Datapath disruption for NSX Bridge traffic on vmnic failback
book
Article ID: 367502
calendar_today
Updated On:
Products
VMware NSX
Issue/Introduction
All NSX versions.
Edge VM configured for bridging connected to either vDS portgroup or segment with MAC learning enabled.
When an ESX vmnic used by the Edge VM goes down, no disruption is observed on failover.
When the ESX vmnic comes back up, there is dataplane disruption for Bridge traffic.
Cause
This behaviour is observed when traffic is initiated from VLAN to overlay e.g. a ping from VM-A on VLAN to VM-B on overlay segment.
When the ESX vmnic goes down, the physical switch will clear its MAC table and flood the ping request.
On receiving the ping reply, the physical switch will update its MAC table.

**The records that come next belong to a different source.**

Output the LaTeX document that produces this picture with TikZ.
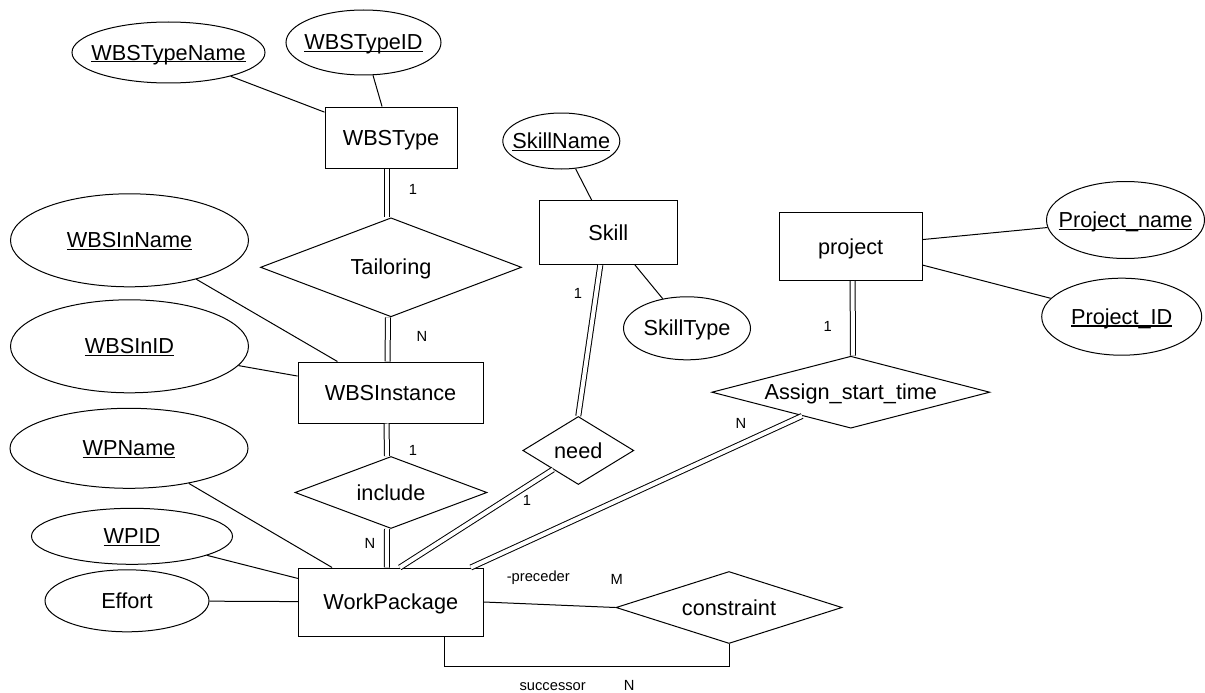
\documentclass[tikz,border=0pt]{standalone}
\usepackage{fontspec}
\setmainfont{Liberation Sans}
\usetikzlibrary{shapes.geometric}

\newcommand{\bigtext}{\fontsize{21.7}{26}\selectfont}
\newcommand{\smalltext}{\fontsize{14.7}{17}\selectfont}
\newsavebox{\keybox}
\newcommand{\keyattr}[1]{\makebox[0pt]{\sbox{\keybox}{#1}\rlap{\vrule width\wd\keybox height -1.2pt depth 2.4pt}\usebox{\keybox}}}
\newcommand{\plainattr}[1]{\makebox[0pt]{#1}}

\tikzstyle{entity}=[
  rectangle,
  draw,
  line width=1pt,
  inner sep=0pt,
  text height=19pt,
  text depth=4pt,
  font=\bigtext,
  ]
\tikzstyle{attribute}=[ entity, ellipse ]
\tikzstyle{relation}=[ entity, diamond ]
\tikzstyle{card}=[ inner sep=0pt, font=\smalltext ]
\tikzstyle{attr edge}=[ line width=1pt ]
\tikzstyle{total edge}=[ line width=1pt, double, double distance=4pt ]

\begin{document}
\begin{tikzpicture}[
    x=1pt,
    y=-1pt,
    ]
    \useasboundingbox (0,0) rectangle (1205,693);

    \node[attribute, minimum width=193pt, minimum height=61pt] (wbstypename) at (168.5,52.5) {\keyattr{WBSTypeName}};
    \node[attribute, minimum width=155pt, minimum height=65pt] (wbstypeid) at (363.5,42.5) {\keyattr{WBSTypeID}};
    \node[entity, minimum width=132pt, minimum height=61pt] (wbstype) at (391,137.5) {WBSType};
    \draw[attr edge] (wbstypename) -- (wbstype);
    \draw[attr edge] (wbstypeid) -- (wbstype);

    \node[relation, aspect=2.64, minimum width=261pt, minimum height=99pt] (tailoring) at (391,267.3) {Tailoring};
    \draw[total edge] ([xshift=-4pt]wbstype.south) -- ([xshift=-4pt]tailoring.north);
    \node[card] (tailoring1) at (413,189) {1};

    \node[attribute, minimum width=238pt, minimum height=93pt] (wbsinname) at (129.5,240.3) {\keyattr{WBSInName}};
    \node[attribute, minimum width=238pt, minimum height=93pt] (wbsinid) at (129.5,346.3) {\keyattr{WBSInID}};
    \node[entity, minimum width=185pt, minimum height=61pt] (wbsinstance) at (390.5,392.5) {WBSInstance};
    \draw[attr edge] (wbsinname) -- (wbsinstance);
    \draw[attr edge] (wbsinid) -- (wbsinstance);
    \draw[total edge] ([xshift=-3pt]tailoring.south) -- ([xshift=-3pt]wbsinstance.north);
    \node[card] (tailoringN) at (422,336) {N};

    \node[relation, aspect=2.67, minimum width=192pt, minimum height=72pt] (include) at (391,492.5) {include};
    \draw[total edge] ([xshift=-4pt]wbsinstance.south) -- ([xshift=-4pt]include.north);
    \node[card] (include1) at (413,450) {1};

    \node[attribute, minimum width=238pt, minimum height=80pt] (wpname) at (129,448.3) {\keyattr{WPName}};
    \node[attribute, minimum width=201pt, minimum height=56pt] (wpid) at (132,536.3) {\keyattr{WPID}};
    \node[attribute, minimum width=164pt, minimum height=62pt] (effort) at (127,600.8) {\plainattr{Effort}};
    \node[entity, minimum width=185pt, minimum height=68pt] (wp) at (390.8,602) {WorkPackage};
    \draw[attr edge] (wpname) -- (wp);
    \draw[attr edge] (wpid) -- (wp);
    \draw[attr edge] (effort) -- (wp);
    \draw[total edge] ([xshift=-4pt]include.south) -- ([xshift=-4pt]wp.north);
    \node[card] (includeN) at (370,543) {N};

    \node[attribute, minimum width=117pt, minimum height=56pt] (skillname) at (561.3,141) {\keyattr{SkillName}};
    \node[attribute, minimum width=127pt, minimum height=63pt] (skilltype) at (687,328.3) {\plainattr{SkillType}};
    \node[entity, minimum width=138pt, minimum height=64pt] (skill) at (608.3,232.5) {Skill};
    \draw[attr edge] (skillname) -- (skill);
    \draw[attr edge] (skill) -- (skilltype);

    \node[relation, aspect=1.63, minimum width=111pt, minimum height=68pt] (need) at (578.3,450.5) {need};
    \draw[total edge] ([xshift=-8pt]skill.south) -- (need.north);
    \node[card] (need1) at (578,293) {1};
    \draw[total edge] (need.217) -- ([xshift=9pt]wp.north);
    \node[card] (needwp1) at (527,500) {1};

    \node[attribute, minimum width=158pt, minimum height=77pt] (projectname) at (1125.5,220) {\keyattr{Project\_name}};
    \node[attribute, minimum width=160pt, minimum height=77pt] (projectid) at (1121.7,316.7) {\keyattr{Project\_ID}};
    \node[entity, minimum width=143pt, minimum height=68pt] (project) at (850.7,246.5) {project};
    \draw[attr edge] (project) -- (projectname);
    \draw[attr edge] (project) -- (projectid);

    \node[relation, aspect=3.86, minimum width=278pt, minimum height=72pt] (assign) at (850.8,392.2) {Assign\_start\_time};
    \draw[total edge] ([xshift=2pt]project.south) -- ([xshift=2pt]assign.north);
    \node[card] (assign1) at (827.6,326.7) {1};
    \draw[total edge] (assign.206) -- ([xshift=-13pt]wp.north east);
    \node[card] (assignN) at (740.8,423.3) {N};

    \node[relation, aspect=3.14, minimum width=226pt, minimum height=72pt] (constraint) at (729,607.5) {constraint};
    \draw[attr edge] (wp.east) -- (constraint.west);
    \draw[attr edge] ([xshift=53.5pt]wp.south) -- ++(0,30) -| (constraint.south);
    \node[card] (preceder) at (538.3,577.3) {-preceder};
    \node[card] (precederM) at (616.7,579.3) {M};
    \node[card] (successor) at (552.7,686.7) {successor};
    \node[card] (successorN) at (629.3,685.7) {N};
  \end{tikzpicture}
\end{document}
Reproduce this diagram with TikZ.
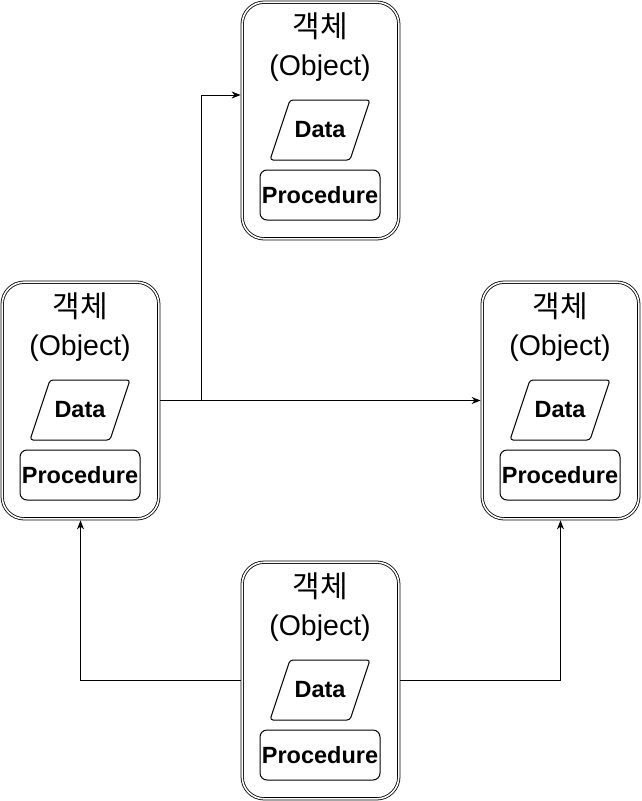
\documentclass[tikz,border=0pt]{standalone}
\usepackage{fontspec}
\setmainfont{Liberation Sans}
\newfontfamily\kfont{Noto Sans CJK KR}
\usetikzlibrary{arrows.meta}
\tikzset{
  objbox/.style={draw, line width=0.8pt, double, double distance=1.6pt,
    rounded corners=22pt, minimum width=156.6pt, minimum height=236.6pt,
    inner sep=0pt, outer sep=1.6pt},
  dataline/.style={draw, line width=1pt, rounded corners=3pt, line join=round},
  datatext/.style={inner sep=0pt, font=\bfseries\fontsize{23.5}{26}\selectfont},
  procbox/.style={draw, line width=1pt, rounded corners=7pt, minimum width=120pt,
    minimum height=50pt, inner sep=0pt, font=\bfseries\fontsize{23.5}{26}\selectfont},
  ktext/.style={anchor=base, inner sep=0pt, font=\kfont\fontsize{30}{32}\selectfont},
  etext/.style={anchor=base, inner sep=0pt, font=\fontsize{28.5}{30}\selectfont},
  conn/.style={draw, line width=1pt, -{Stealth[length=9pt,width=7pt]}}
}
\newcommand\objectbox[3]{%
  \node[objbox] (#1) at (#2+80.5,#3+120.5) {};
  \node[ktext] (#1-k) at (#2+80,#3+37) {객체};
  \node[etext] (#1-o) at (#2+80,#3+75) {(Object)};
  \draw[dataline] (#2+50,#3+100) -- (#2+130,#3+100) -- (#2+110,#3+160)
    -- (#2+30,#3+160) -- cycle;
  \node[datatext] (#1-d) at (#2+80,#3+130) {Data};
  \node[procbox] (#1-p) at (#2+80,#3+195) {Procedure};
}
\begin{document}
\begin{tikzpicture}[x=1pt,y=-1pt]
  \useasboundingbox (0,0) rectangle (641,801);
  \objectbox{top}{240}{0}
  \objectbox{left}{0}{280}
  \objectbox{right}{480}{280}
  \objectbox{bottom}{240}{560}
  \coordinate (j) at (201,400.5);
  \draw[conn] (left.east) -- (right.west);
  \draw[conn] (j) |- ([yshift=25.5pt]top.west);
  \draw[conn] (bottom.west) -| (left.south);
  \draw[conn] (bottom.east) -| (right.south);
\end{tikzpicture}
\end{document}
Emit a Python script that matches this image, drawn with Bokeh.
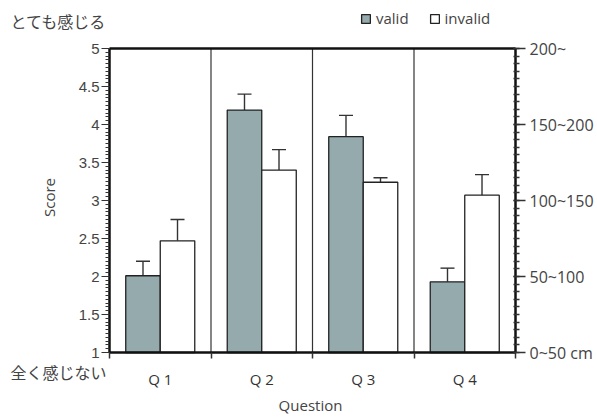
from bokeh.plotting import figure
from bokeh.models import (ColumnDataSource, Range1d, FixedTicker, LinearAxis,
                          Whisker, TeeHead, Legend, LegendItem, Label)
from bokeh.transform import dodge
from bokeh.embed import file_html
from bokeh.resources import INLINE
import numpy as np

questions = ["Q 1", "Q 2", "Q 3", "Q 4"]
valid_mean = [2.01, 4.19, 3.84, 1.93]
valid_err = [0.19, 0.21, 0.28, 0.18]
invalid_mean = [2.47, 3.40, 3.24, 3.07]
invalid_err = [0.28, 0.27, 0.06, 0.27]
score_ticks = [1, 1.5, 2, 2.5, 3, 3.5, 4, 4.5, 5]
right_ticks = [1, 2, 3, 4, 5]
right_labels = ["0~50 cm", "50~100", "100~150", "150~200", "200~"]

# ---- layout (pixels) ----
W, H = 596, 416
BOX_L, BOX_R, BOX_T, BOX_B = 109, 515, 48, 352
Y0, Y1 = score_ticks[0], score_ticks[-1]
NC = len(questions)
xpx = (BOX_R - BOX_L) / NC
ypx = (BOX_B - BOX_T) / (Y1 - Y0)
x_range = Range1d(-BOX_L / xpx, (W - BOX_L) / xpx)
y_range = Range1d(Y0 - (H - BOX_B) / ypx, Y1 + BOX_T / ypx)

idx = np.arange(NC)
centers = idx + 0.5
src = ColumnDataSource(dict(
    x=centers,
    vm=valid_mean, vtop=np.array(valid_mean) + np.array(valid_err),
    im=invalid_mean, itop=np.array(invalid_mean) + np.array(invalid_err),
))

p = figure(width=W, height=H, output_backend="svg", toolbar_location=None,
           x_range=x_range, y_range=y_range, x_axis_type=None, y_axis_type=None,
           min_border=0, background_fill_color="white", border_fill_color="white")
p.outline_line_color = None
p.xgrid.visible = False
p.ygrid.visible = False

# category separators
bounds_x = idx[1:].astype(float)
p.segment(x0=bounds_x, y0=Y0, x1=bounds_x, y1=Y1, line_color="#333", line_width=1.2)

BW = 0.34
vr = p.vbar(x=dodge("x", -BW / 2), top="vm", bottom=Y0, width=BW, source=src,
            fill_color="#95aaac", line_color="#222", line_width=1.3)
ir = p.vbar(x=dodge("x", BW / 2), top="im", bottom=Y0, width=BW, source=src,
            fill_color="white", line_color="#222", line_width=1.3)

for col_lo, col_hi, off in (("vm", "vtop", -BW / 2), ("im", "itop", BW / 2)):
    p.add_layout(Whisker(base=dodge("x", off), lower=col_lo, upper=col_hi, source=src,
                         dimension="height", line_color="#333", line_width=1.4,
                         upper_head=TeeHead(size=14, line_color="#333", line_width=1.4),
                         lower_head=None))

def style(ax, width=2.5):
    ax.axis_line_width = width
    ax.axis_line_color = "#111"
    ax.major_tick_line_color = "#333"
    ax.minor_tick_line_color = "#333"

# bottom axis
xa = LinearAxis(fixed_location=Y0, bounds=(0, NC),
                ticker=FixedTicker(ticks=list(centers), minor_ticks=list(np.arange(NC + 1.0))))
style(xa)
xa.major_label_overrides = {float(c): q for c, q in zip(centers, questions)}
xa.major_tick_line_color = None
xa.major_tick_out = 0
xa.minor_tick_out = 6
xa.minor_tick_in = 0
xa.minor_tick_line_width = 1.5
xa.major_label_standoff = 10
xa.major_label_text_font = "Open Sans"
xa.major_label_text_font_size = "15px"
xa.major_label_text_color = "#333"
p.add_layout(xa, "below")

# top border
ta = LinearAxis(fixed_location=Y1, bounds=(0, NC), ticker=FixedTicker(ticks=[]))
style(ta)
p.add_layout(ta, "above")

# left axis
ya = LinearAxis(fixed_location=0, bounds=(Y0, Y1),
                ticker=FixedTicker(ticks=score_ticks,
                                   minor_ticks=[round(Y0 + 0.05 * k, 2) for k in range(81)]))
style(ya)
ya.major_tick_out = 8
ya.major_tick_in = 0
ya.minor_tick_out = 4
ya.minor_tick_in = 0
ya.major_label_standoff = 2
ya.major_label_text_font = "Liberation Sans"
ya.major_label_text_font_size = "15px"
ya.major_label_text_color = "#444"
p.add_layout(ya, "left")

# right axis
ra = LinearAxis(fixed_location=NC, bounds=(Y0, Y1),
                ticker=FixedTicker(ticks=right_ticks,
                                   minor_ticks=[round(Y0 + 0.1 * k, 2) for k in range(41)]))
style(ra)
ra.major_label_overrides = {t: l for t, l in zip(right_ticks, right_labels)}
ra.major_tick_out = 10
ra.major_tick_in = 2
ra.minor_tick_out = 4
ra.minor_tick_in = 2
ra.minor_tick_line_width = 1.5
ra.major_tick_line_width = 1.5
ra.major_label_standoff = 4
ra.major_label_text_font = "Open Sans"
ra.major_label_text_font_size = "16px"
ra.major_label_text_color = "#444"
p.add_layout(ra, "right")

legend = Legend(items=[LegendItem(label="valid", renderers=[vr]),
                       LegendItem(label="invalid", renderers=[ir])],
                orientation="horizontal", location=(360, H - 28),
                glyph_width=11, glyph_height=11, label_standoff=5, spacing=20,
                padding=0, margin=0, border_line_color=None, background_fill_alpha=0,
                label_text_font="Open Sans", label_text_font_size="15px",
                label_text_color="#444", label_height=14)
p.add_layout(legend)

jp = "Noto Sans CJK JP"
p.add_layout(Label(x=10, y=H - 20, x_units="screen", y_units="screen", text="とても感じる",
                   text_font=jp, text_font_size="16px", text_color="#444",
                   text_baseline="middle", text_align="left"))
p.add_layout(Label(x=10, y=H - 371, x_units="screen", y_units="screen", text="全く感じない",
                   text_font=jp, text_font_size="16px", text_color="#444",
                   text_baseline="middle", text_align="left"))
p.add_layout(Label(x=48, y=H - 197, x_units="screen", y_units="screen", text="Score",
                   angle=np.pi / 2, text_font="Open Sans", text_font_size="15px",
                   text_color="#444", text_baseline="middle", text_align="center"))
p.add_layout(Label(x=310, y=H - 404, x_units="screen", y_units="screen", text="Question",
                   text_font="Open Sans", text_font_size="15px", text_color="#444",
                   text_baseline="middle", text_align="center"))

open("out.html", "w").write(file_html(p, INLINE))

And so for vmnic failover there is no disruption.
When the vmnic comes back up, the Edge VM interface may move back to this vmnic interface.
The ESX sends a RARP for learned MAC addresses but due to a software issue does not tag the packet with the VLAN ID.
The physical switch does not know the MAC address has moved and will continue to send traffic to the old vmnic.
Datapath connectivity will only be restored when traffic is received from VM-B and the switch updates its MAC table.
Note:
This issue is specific to a vDS portgroup or segment configured for MAC learning.
If promiscuous mode is configured on the portgroup then disruption is expected as no RARP is sent during failback.
Resolution
This issue is resolved in NSX 4.1.1 .
Workarounds:
Have a keepalive always sending traffic from overlay to VLAN e.g. continuous ping. or
vMotion an Edge to another ESX host before bringing up the vmnic. or
Failover the Bridge to the standby Edge before bringing up the vmnic. or
On the vSphere Client, increase the timeout period before a vmnic is considered ready for use Configuration > Advanced Settings > Net > Net.teampolicyupdelay. This allows more time to consider workaround options above.